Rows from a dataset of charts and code
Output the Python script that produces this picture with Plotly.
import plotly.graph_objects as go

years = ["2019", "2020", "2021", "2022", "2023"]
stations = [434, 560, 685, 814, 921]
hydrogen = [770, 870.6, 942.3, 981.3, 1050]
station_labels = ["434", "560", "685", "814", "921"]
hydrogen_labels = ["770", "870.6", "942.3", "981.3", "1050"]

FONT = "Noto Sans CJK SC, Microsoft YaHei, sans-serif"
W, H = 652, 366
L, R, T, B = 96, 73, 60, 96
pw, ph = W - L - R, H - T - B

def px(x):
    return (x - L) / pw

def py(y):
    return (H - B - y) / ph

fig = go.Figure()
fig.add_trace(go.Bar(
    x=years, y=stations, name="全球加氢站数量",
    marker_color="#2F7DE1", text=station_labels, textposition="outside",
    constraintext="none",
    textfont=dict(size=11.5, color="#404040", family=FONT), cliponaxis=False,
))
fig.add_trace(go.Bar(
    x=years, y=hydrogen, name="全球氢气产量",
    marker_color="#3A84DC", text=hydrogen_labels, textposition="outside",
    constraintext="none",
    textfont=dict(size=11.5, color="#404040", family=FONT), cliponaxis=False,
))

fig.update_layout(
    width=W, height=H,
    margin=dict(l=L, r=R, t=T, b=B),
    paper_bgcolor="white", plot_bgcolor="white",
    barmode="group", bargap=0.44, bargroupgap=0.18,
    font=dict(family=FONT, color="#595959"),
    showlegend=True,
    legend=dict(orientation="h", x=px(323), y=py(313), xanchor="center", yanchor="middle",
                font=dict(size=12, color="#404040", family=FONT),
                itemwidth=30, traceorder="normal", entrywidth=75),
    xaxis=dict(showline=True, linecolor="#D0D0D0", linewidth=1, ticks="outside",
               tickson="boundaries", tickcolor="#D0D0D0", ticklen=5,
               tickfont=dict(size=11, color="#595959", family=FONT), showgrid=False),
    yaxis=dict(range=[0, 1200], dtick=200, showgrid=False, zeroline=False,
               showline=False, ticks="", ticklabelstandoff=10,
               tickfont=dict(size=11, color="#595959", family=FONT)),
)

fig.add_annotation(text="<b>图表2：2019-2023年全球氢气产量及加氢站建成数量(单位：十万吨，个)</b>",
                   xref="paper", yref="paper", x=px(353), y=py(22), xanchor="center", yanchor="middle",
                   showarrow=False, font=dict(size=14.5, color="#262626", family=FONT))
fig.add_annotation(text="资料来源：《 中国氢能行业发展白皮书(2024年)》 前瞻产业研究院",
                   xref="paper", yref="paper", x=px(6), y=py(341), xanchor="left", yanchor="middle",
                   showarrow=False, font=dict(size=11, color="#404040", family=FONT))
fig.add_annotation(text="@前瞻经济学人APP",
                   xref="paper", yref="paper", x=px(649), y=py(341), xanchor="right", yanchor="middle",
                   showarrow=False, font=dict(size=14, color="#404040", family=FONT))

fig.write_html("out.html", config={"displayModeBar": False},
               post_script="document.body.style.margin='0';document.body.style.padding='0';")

==

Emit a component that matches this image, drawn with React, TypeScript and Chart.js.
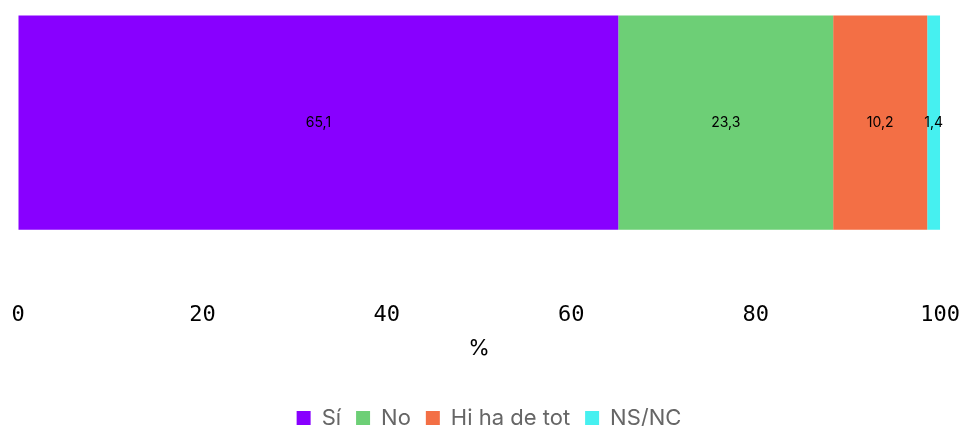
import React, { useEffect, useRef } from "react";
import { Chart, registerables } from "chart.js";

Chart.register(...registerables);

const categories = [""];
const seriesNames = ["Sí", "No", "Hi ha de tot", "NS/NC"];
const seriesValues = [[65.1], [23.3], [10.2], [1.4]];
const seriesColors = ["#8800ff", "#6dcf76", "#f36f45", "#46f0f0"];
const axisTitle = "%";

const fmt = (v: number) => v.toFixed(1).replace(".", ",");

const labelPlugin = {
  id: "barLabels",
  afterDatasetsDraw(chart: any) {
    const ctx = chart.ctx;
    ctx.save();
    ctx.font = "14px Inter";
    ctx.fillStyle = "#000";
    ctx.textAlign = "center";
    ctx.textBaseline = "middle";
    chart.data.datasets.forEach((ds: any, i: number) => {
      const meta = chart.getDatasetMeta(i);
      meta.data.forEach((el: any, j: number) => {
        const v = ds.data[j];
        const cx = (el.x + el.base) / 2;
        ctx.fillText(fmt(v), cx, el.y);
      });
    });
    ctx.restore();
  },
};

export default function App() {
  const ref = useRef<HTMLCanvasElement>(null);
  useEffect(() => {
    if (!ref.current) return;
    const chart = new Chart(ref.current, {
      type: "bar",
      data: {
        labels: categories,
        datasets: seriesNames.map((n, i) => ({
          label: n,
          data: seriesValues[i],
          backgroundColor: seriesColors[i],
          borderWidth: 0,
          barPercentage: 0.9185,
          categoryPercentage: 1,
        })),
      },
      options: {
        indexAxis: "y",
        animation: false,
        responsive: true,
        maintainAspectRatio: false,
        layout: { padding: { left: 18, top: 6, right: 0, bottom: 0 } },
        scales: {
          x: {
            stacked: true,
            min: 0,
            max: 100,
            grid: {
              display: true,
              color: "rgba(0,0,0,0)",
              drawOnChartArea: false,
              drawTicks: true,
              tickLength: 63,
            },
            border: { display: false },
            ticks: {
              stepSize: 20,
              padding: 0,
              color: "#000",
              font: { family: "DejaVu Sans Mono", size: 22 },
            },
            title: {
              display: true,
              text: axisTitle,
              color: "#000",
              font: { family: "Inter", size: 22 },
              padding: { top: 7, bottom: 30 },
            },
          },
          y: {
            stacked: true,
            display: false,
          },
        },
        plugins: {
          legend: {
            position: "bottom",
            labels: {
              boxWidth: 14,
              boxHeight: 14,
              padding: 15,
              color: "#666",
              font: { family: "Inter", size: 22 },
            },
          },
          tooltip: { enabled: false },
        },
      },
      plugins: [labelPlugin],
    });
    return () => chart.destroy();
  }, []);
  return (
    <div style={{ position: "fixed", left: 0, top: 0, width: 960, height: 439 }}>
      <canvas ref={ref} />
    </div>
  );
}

## [Challenge]
Everything from the line with "Emit a component" down to the line with "const fmt = (v: number)" in the data above should be copied exactly, with both end lines kept and the pictures left out.

## [Task output]
Emit a component that matches this image, drawn with React, TypeScript and Chart.js.
import React, { useEffect, useRef } from "react";
import { Chart, registerables } from "chart.js";

Chart.register(...registerables);

const categories = [""];
const seriesNames = ["Sí", "No", "Hi ha de tot", "NS/NC"];
const seriesValues = [[65.1], [23.3], [10.2], [1.4]];
const seriesColors = ["#8800ff", "#6dcf76", "#f36f45", "#46f0f0"];
const axisTitle = "%";

const fmt = (v: number) => v.toFixed(1).replace(".", ",");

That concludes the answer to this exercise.